I am writing an article on zinnias and, if zinnias are one of your favorite flowers, I might want to quote you. The question: What do you like about zinnias?
The reason I like zinnias is that they are so easy, their vase life is long and they provide a kaliedascope of colorin the garden.
This year has been pretty much a bust for us with market flowers, but from prior years the Zinnias have been a great no-fuss flower. The more you cut, the more blooms you get. You have lots of variety in color and bloom type and the vase life is long.
I am STILL waiting on my zinnias to bloom! Very cool wet summer so far and they budded over a week ago but still no blooms.
I have giant benarys in white, red, purple and salmon as well as quite a few Lime Envy.
Anybody else in this area experiencing this delayed blooming?
Yep, kforrest, my zinnias are just dogging it, a few here, a few there, and the quality is pretty poor. I'm throwing away two or three for every one I cut. Maybe next year I'll try putting a low tunnel over them to help speed them along. And last year I was cutting sunflowers by this time, but I think those are still a couple of weeks off for me. Woe is me. This won't be the year I get rich in the flower growing biz.
I'm a few hundred miles north of you, so I'm a little surprised that you're not getting even a few blooms. Did you start them at your usual time?
To answer Joan's question, what I usually like about zinnias include the strong stems, strong colors, length of blooming period, and good vase life.
I'm a market grower in NH and Zinnias are my favorite annual for cut flowers. They are a "cut-and-come-again" plant which means when you cut one stem others will take over providing you with non-stop production of flowers.
My favorite Zinnias are Benary's, State Fair, Burpeeana, Giant Cactus, California Giants . . . any tall growing Zinnia producing large flowers will do but these are some of my favorites.
Production this years has not been as robust due to a cool, wet spring-early summer, but am still getting good production. Now that the weather pattern has finally changed to warm things are doing better.
We grow in raised beds, uses soaker hoses under black plastic, composted cow manure and organic fertilizer, lite on nitrogen and heavy phophorous and potash.
My favorite plants zinnias, even though in sunny Florida I have many choices nothing makes me smile like ZINNIAS.
I grow them year round.
They add delightful color and resting spots for my beautiful butterflies.
The best part is you can toss the seeds on the ground and up they come. I especially enjoy the volunteer seedlings or those whose seeds I harvested and planted not costing me anything. Packs of Zinnia seeds make wonderful and inexpensive stocking stuffers and Easter Basket fillers for the Junior gardener in your life.

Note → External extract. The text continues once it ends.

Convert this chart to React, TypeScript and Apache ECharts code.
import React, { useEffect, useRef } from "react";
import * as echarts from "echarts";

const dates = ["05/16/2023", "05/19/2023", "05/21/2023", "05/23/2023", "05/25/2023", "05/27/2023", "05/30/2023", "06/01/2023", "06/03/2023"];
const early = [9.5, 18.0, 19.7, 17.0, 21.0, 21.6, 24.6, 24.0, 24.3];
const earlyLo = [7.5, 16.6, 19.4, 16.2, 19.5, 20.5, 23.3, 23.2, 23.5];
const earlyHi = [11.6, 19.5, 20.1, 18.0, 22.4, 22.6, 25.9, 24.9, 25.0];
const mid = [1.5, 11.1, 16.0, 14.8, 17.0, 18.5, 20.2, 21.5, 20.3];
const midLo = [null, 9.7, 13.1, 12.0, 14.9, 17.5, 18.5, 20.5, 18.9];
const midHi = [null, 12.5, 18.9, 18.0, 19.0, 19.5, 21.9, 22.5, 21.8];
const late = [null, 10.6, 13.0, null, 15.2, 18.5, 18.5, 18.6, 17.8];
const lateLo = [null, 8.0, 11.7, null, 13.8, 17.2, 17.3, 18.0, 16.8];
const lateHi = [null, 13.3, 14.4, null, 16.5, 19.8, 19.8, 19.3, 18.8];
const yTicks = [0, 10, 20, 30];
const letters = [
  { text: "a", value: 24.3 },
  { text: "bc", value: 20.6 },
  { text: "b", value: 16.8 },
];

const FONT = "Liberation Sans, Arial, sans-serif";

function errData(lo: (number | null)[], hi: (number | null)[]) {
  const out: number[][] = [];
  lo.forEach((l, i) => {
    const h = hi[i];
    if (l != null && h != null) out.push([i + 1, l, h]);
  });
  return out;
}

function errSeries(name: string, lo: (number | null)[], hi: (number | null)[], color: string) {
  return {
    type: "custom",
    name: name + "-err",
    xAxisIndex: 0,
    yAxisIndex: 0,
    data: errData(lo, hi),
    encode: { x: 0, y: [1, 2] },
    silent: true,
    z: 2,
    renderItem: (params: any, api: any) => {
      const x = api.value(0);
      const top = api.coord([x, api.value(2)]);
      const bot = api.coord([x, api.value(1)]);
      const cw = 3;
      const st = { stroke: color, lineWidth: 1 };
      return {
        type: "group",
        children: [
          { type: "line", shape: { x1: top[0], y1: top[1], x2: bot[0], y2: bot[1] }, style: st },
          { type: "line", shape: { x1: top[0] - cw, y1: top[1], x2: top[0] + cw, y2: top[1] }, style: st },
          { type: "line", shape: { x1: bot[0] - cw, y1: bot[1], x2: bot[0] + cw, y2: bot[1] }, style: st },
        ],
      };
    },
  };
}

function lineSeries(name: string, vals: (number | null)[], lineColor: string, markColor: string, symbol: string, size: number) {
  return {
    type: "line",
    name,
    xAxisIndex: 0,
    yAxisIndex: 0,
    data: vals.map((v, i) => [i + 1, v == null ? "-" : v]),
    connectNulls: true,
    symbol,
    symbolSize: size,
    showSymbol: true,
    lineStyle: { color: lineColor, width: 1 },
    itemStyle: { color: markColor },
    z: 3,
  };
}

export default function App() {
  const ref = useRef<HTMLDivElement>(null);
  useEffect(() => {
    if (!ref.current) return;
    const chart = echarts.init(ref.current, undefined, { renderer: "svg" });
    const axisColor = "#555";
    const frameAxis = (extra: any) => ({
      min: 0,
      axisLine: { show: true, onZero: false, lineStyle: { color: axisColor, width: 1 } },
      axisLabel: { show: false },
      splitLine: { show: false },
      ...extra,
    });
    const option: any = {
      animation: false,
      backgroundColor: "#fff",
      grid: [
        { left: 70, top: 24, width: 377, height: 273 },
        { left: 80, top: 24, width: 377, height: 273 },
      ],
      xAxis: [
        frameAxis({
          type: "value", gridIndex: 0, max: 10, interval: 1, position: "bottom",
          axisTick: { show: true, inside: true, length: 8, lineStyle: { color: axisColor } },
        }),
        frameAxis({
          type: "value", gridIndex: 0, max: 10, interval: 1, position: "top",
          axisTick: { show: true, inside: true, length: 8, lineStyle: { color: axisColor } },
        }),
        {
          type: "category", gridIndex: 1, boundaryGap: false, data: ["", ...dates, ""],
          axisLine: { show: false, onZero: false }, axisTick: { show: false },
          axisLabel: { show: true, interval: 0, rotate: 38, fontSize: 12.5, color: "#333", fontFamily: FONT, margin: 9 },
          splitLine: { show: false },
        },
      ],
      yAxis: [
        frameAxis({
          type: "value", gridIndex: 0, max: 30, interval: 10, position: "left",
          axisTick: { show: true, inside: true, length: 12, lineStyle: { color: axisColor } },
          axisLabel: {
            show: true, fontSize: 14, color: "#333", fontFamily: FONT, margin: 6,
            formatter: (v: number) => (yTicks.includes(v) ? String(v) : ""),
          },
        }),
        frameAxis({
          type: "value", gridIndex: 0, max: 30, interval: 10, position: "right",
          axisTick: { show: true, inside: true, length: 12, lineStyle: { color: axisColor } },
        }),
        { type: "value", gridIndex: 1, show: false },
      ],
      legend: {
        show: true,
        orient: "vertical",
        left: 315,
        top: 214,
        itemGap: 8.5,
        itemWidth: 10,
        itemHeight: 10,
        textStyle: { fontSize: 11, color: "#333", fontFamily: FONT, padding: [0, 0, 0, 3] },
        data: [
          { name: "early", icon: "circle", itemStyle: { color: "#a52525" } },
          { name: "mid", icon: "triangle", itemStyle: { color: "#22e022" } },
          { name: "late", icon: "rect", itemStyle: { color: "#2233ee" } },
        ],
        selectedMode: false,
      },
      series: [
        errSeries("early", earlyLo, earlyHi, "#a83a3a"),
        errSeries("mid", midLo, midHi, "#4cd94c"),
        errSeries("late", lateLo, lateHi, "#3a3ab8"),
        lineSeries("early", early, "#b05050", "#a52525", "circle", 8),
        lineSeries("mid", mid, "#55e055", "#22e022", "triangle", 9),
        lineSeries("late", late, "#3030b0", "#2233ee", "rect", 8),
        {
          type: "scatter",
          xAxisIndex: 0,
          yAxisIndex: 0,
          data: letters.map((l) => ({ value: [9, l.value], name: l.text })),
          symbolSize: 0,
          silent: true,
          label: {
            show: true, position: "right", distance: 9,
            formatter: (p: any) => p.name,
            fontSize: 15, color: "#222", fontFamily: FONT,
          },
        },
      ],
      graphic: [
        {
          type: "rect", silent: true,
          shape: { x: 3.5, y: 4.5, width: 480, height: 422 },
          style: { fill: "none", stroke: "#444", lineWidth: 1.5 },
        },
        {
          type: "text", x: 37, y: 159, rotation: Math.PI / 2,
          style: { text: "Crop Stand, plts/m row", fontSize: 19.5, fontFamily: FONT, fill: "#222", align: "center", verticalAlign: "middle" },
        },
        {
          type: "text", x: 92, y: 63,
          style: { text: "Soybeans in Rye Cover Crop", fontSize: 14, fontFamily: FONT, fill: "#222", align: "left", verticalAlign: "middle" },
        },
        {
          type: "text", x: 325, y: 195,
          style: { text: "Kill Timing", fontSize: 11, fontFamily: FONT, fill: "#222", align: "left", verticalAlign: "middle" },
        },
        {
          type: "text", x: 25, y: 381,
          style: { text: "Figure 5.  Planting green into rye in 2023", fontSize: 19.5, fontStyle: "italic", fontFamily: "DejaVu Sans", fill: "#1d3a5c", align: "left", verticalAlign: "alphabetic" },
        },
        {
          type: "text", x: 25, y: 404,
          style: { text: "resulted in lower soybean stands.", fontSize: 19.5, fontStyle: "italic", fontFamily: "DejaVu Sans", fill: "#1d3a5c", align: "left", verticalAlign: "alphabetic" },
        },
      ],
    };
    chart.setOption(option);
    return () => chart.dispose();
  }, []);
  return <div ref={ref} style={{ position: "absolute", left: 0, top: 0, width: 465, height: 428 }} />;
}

I grow zinnias every year. They were very slow to bloom this summer. Usually by this time they look pretty bad but they are bloomng away. I love taking boquets to school to share with the staff. I planted several varities
with several different colors but most of them are pink and the blooms are smaller than usual. But still the butterflies and I do love them. I love to put them in an old white enamel pitcher that belonged to my mother.
Finally we've gotten a couple weeks of sunny and warm to hot weather and the Zinnias have finally "popped" with great production and size.
Prior to that most of the summer was wet and cool. While the Zinnias were doing OK they were certainly not floriferous as they should be.
Funny what a little sun and warmth will do for a garden.